REQUEST -> Copy nothing but the lines below running from the line containing "Clone this chart in D3.js." through the line containing "1500, 330, 36080];", both end lines included.

TASK MATERIAL ->
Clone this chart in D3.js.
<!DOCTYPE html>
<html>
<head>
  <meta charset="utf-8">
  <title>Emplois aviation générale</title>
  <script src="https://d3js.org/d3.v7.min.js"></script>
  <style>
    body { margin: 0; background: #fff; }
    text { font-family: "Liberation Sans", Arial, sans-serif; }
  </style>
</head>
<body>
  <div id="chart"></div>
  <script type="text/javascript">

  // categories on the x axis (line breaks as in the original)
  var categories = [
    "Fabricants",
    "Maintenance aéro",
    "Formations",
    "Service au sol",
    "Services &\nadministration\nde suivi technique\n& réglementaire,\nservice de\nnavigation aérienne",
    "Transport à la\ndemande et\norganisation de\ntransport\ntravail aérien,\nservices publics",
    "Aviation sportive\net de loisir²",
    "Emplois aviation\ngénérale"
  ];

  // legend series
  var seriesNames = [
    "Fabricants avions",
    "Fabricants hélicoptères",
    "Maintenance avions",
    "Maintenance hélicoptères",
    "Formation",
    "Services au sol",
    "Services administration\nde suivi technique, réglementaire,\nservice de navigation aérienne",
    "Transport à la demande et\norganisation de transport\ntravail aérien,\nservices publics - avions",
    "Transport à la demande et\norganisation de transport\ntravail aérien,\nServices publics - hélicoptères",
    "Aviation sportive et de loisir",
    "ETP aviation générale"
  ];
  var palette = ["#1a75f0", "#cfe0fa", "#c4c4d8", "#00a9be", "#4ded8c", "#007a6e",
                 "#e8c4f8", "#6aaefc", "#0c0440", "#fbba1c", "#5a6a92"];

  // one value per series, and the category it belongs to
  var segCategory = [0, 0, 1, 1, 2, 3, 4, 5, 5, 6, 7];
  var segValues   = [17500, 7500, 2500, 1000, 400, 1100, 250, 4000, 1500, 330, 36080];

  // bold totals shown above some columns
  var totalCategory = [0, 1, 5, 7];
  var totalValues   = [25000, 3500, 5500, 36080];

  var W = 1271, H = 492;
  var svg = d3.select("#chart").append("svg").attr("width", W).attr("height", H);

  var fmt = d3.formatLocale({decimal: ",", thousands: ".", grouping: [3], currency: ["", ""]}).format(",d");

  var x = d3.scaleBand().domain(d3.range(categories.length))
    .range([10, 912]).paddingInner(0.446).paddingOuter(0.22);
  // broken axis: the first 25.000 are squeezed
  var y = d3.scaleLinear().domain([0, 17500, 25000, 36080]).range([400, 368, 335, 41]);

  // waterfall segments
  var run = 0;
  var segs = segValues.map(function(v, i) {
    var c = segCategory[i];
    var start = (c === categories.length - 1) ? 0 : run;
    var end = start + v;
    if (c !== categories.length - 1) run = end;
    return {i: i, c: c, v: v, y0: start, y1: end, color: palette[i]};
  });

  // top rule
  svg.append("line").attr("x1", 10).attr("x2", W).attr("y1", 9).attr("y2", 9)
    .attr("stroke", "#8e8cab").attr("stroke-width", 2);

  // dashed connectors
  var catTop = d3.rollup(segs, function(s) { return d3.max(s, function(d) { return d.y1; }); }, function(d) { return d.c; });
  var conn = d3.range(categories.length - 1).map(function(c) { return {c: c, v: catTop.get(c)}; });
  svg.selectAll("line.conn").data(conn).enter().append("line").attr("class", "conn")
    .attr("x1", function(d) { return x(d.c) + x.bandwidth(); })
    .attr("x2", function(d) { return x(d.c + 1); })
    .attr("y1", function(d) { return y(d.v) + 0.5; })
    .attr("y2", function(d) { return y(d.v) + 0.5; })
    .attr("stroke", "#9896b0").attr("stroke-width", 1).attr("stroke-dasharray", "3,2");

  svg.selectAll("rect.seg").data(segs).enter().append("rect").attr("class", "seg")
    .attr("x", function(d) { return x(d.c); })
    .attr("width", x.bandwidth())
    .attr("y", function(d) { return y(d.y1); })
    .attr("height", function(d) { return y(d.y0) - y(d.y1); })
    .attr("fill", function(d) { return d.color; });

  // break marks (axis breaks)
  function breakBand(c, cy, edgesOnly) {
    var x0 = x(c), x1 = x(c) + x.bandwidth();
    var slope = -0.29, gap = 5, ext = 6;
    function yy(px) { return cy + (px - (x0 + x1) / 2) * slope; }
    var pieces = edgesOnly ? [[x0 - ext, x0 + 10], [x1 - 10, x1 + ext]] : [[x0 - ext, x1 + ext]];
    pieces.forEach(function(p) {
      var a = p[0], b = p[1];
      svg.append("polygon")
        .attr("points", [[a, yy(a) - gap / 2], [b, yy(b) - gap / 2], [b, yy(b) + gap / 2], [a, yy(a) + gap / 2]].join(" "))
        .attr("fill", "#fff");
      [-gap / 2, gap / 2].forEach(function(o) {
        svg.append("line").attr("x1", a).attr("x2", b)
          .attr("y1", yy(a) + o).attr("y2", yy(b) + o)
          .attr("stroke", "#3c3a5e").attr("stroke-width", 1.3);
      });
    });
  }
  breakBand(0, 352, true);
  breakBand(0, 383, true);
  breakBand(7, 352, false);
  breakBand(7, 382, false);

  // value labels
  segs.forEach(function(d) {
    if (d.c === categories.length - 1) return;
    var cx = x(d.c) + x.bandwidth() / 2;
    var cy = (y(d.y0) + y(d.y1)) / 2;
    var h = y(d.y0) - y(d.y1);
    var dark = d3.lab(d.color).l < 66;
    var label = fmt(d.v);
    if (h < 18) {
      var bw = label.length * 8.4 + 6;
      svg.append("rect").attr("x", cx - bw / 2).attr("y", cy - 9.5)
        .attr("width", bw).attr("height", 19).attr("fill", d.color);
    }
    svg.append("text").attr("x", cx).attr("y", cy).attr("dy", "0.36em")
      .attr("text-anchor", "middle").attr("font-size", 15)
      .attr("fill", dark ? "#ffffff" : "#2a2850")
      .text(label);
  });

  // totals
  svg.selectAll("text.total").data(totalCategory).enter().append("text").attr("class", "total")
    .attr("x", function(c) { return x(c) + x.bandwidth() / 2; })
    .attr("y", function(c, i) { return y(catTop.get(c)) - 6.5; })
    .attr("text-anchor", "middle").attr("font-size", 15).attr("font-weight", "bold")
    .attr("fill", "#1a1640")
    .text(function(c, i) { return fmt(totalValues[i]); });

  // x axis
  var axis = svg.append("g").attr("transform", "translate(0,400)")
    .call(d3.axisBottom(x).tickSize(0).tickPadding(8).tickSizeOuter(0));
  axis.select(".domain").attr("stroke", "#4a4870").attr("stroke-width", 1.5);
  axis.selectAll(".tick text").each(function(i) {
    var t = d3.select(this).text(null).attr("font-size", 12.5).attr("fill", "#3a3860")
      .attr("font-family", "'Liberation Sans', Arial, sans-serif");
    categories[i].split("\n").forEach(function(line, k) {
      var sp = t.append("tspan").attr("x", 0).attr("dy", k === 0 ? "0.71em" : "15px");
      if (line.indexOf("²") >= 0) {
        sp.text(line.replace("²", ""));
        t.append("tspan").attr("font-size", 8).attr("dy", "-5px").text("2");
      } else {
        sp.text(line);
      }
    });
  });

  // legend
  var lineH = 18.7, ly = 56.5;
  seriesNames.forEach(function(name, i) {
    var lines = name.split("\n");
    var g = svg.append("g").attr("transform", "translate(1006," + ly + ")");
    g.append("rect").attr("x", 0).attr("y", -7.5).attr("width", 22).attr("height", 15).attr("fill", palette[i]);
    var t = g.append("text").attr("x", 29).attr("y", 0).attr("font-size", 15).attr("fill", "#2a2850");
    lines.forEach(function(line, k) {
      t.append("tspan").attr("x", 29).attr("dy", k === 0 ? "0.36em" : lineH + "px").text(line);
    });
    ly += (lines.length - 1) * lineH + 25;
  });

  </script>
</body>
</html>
--
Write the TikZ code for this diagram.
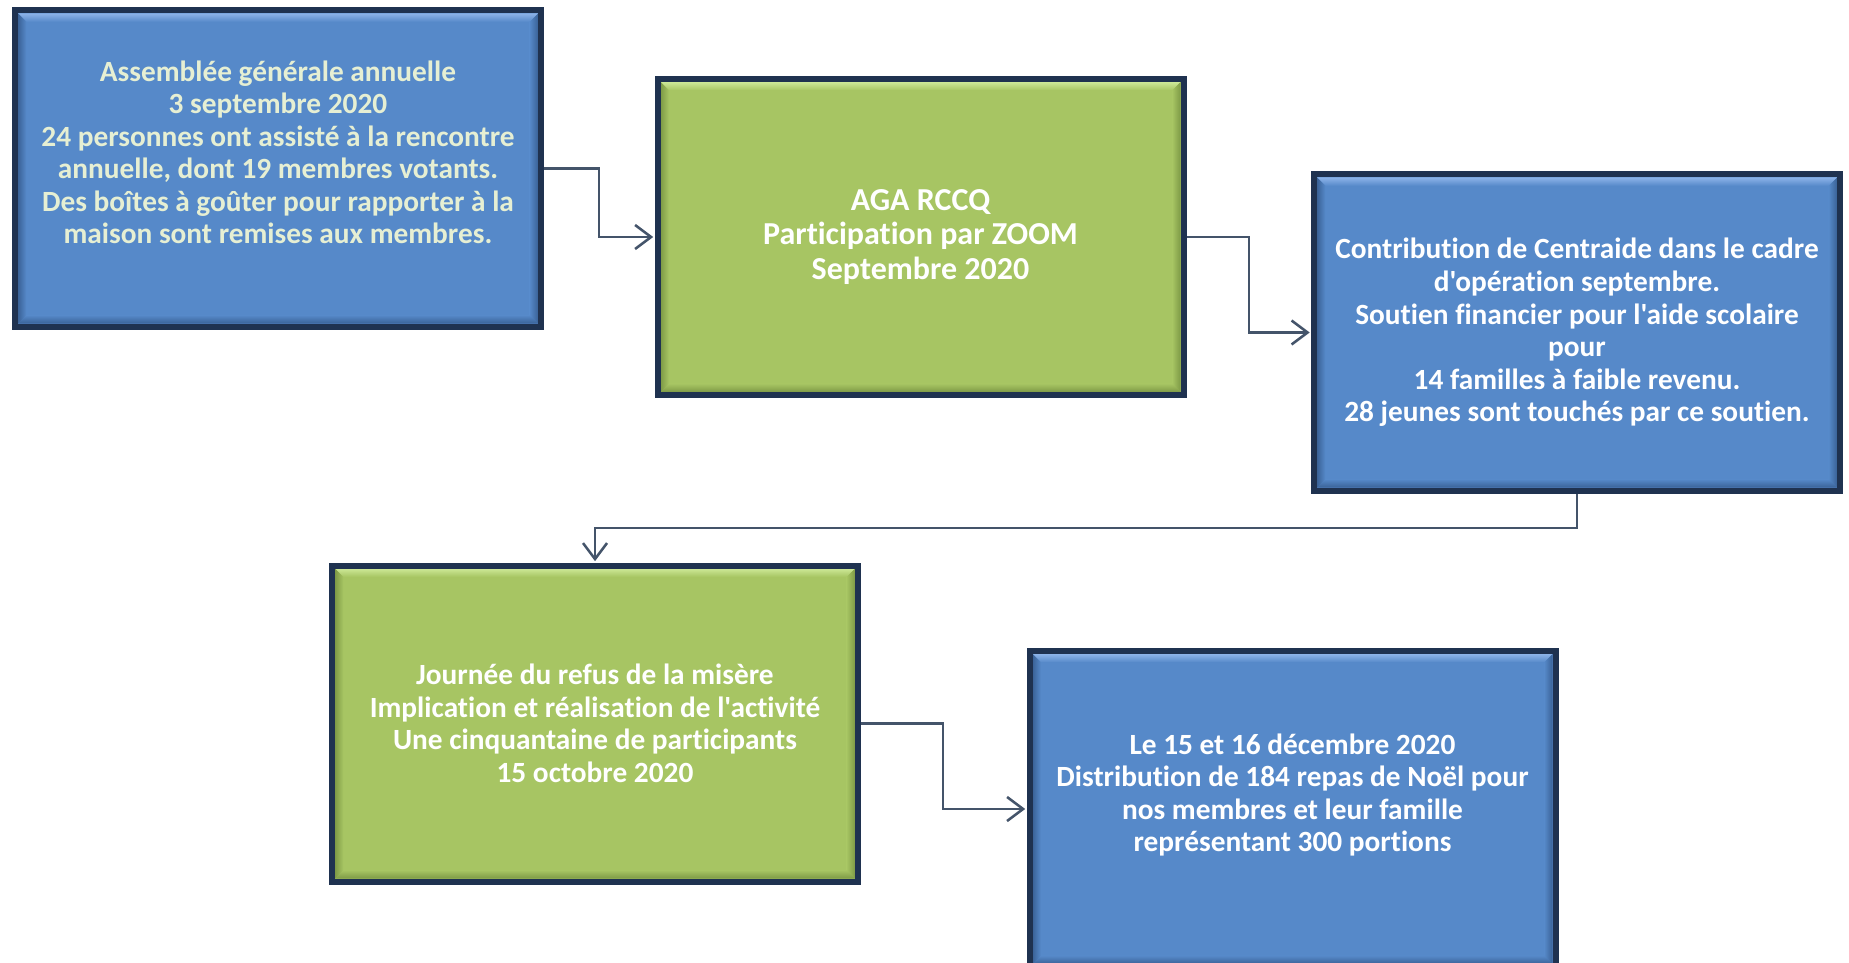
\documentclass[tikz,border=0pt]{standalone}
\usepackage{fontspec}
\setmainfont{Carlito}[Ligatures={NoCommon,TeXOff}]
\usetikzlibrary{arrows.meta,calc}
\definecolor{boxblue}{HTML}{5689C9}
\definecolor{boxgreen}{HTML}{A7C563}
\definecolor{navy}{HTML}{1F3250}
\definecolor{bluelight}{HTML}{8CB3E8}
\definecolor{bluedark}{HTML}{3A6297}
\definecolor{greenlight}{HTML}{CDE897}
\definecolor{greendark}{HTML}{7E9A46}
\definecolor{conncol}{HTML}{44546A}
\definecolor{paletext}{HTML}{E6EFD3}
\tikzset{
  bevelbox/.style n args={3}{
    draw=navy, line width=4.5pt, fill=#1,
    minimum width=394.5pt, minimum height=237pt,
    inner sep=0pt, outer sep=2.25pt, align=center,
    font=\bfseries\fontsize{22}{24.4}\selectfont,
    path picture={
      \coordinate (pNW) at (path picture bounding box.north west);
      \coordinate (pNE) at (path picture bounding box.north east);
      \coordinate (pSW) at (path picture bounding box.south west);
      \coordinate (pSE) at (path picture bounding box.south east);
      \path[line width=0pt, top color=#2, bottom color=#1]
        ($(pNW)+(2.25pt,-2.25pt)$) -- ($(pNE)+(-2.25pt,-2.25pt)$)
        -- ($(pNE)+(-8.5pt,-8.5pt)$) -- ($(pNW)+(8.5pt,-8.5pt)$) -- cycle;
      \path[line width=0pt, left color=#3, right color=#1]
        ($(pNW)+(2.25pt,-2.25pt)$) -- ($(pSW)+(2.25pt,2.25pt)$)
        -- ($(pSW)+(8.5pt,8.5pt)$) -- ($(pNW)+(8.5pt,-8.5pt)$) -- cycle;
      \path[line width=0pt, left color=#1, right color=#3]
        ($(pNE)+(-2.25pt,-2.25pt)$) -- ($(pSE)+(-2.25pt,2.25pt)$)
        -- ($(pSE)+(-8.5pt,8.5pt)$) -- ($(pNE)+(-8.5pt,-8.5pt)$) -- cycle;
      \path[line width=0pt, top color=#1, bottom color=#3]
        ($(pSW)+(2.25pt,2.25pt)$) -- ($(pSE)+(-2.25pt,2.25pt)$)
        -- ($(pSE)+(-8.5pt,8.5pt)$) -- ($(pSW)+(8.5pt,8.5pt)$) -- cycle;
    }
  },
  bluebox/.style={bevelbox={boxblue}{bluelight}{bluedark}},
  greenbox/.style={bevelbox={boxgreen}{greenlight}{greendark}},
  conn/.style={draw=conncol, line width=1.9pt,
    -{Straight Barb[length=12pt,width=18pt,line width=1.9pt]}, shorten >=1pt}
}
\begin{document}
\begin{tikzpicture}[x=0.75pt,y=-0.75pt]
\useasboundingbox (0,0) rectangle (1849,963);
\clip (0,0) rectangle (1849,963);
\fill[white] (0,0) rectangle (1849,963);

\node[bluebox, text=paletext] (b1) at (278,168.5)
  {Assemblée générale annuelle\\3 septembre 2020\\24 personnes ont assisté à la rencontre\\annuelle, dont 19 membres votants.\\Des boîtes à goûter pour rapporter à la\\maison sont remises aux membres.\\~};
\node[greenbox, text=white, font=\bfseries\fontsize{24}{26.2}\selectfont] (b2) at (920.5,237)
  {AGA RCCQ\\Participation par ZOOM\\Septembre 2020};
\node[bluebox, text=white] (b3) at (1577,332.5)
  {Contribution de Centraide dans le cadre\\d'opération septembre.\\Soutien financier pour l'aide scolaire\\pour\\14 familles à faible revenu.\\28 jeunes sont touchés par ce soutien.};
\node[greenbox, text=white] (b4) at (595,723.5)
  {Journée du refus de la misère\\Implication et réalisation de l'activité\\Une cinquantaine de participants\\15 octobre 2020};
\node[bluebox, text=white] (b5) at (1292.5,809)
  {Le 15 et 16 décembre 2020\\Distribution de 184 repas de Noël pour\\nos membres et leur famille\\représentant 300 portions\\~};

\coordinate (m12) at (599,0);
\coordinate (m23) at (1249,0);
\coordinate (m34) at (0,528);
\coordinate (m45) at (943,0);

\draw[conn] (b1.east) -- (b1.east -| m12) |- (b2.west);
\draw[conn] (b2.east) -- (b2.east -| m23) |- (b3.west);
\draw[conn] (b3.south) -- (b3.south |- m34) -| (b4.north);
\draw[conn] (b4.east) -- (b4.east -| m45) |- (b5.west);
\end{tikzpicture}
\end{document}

FULL RESPONSE ->
Clone this chart in D3.js.
<!DOCTYPE html>
<html>
<head>
  <meta charset="utf-8">
  <title>Emplois aviation générale</title>
  <script src="https://d3js.org/d3.v7.min.js"></script>
  <style>
    body { margin: 0; background: #fff; }
    text { font-family: "Liberation Sans", Arial, sans-serif; }
  </style>
</head>
<body>
  <div id="chart"></div>
  <script type="text/javascript">

  // categories on the x axis (line breaks as in the original)
  var categories = [
    "Fabricants",
    "Maintenance aéro",
    "Formations",
    "Service au sol",
    "Services &\nadministration\nde suivi technique\n& réglementaire,\nservice de\nnavigation aérienne",
    "Transport à la\ndemande et\norganisation de\ntransport\ntravail aérien,\nservices publics",
    "Aviation sportive\net de loisir²",
    "Emplois aviation\ngénérale"
  ];

  // legend series
  var seriesNames = [
    "Fabricants avions",
    "Fabricants hélicoptères",
    "Maintenance avions",
    "Maintenance hélicoptères",
    "Formation",
    "Services au sol",
    "Services administration\nde suivi technique, réglementaire,\nservice de navigation aérienne",
    "Transport à la demande et\norganisation de transport\ntravail aérien,\nservices publics - avions",
    "Transport à la demande et\norganisation de transport\ntravail aérien,\nServices publics - hélicoptères",
    "Aviation sportive et de loisir",
    "ETP aviation générale"
  ];
  var palette = ["#1a75f0", "#cfe0fa", "#c4c4d8", "#00a9be", "#4ded8c", "#007a6e",
                 "#e8c4f8", "#6aaefc", "#0c0440", "#fbba1c", "#5a6a92"];

  // one value per series, and the category it belongs to
  var segCategory = [0, 0, 1, 1, 2, 3, 4, 5, 5, 6, 7];
  var segValues   = [17500, 7500, 2500, 1000, 400, 1100, 250, 4000, 1500, 330, 36080];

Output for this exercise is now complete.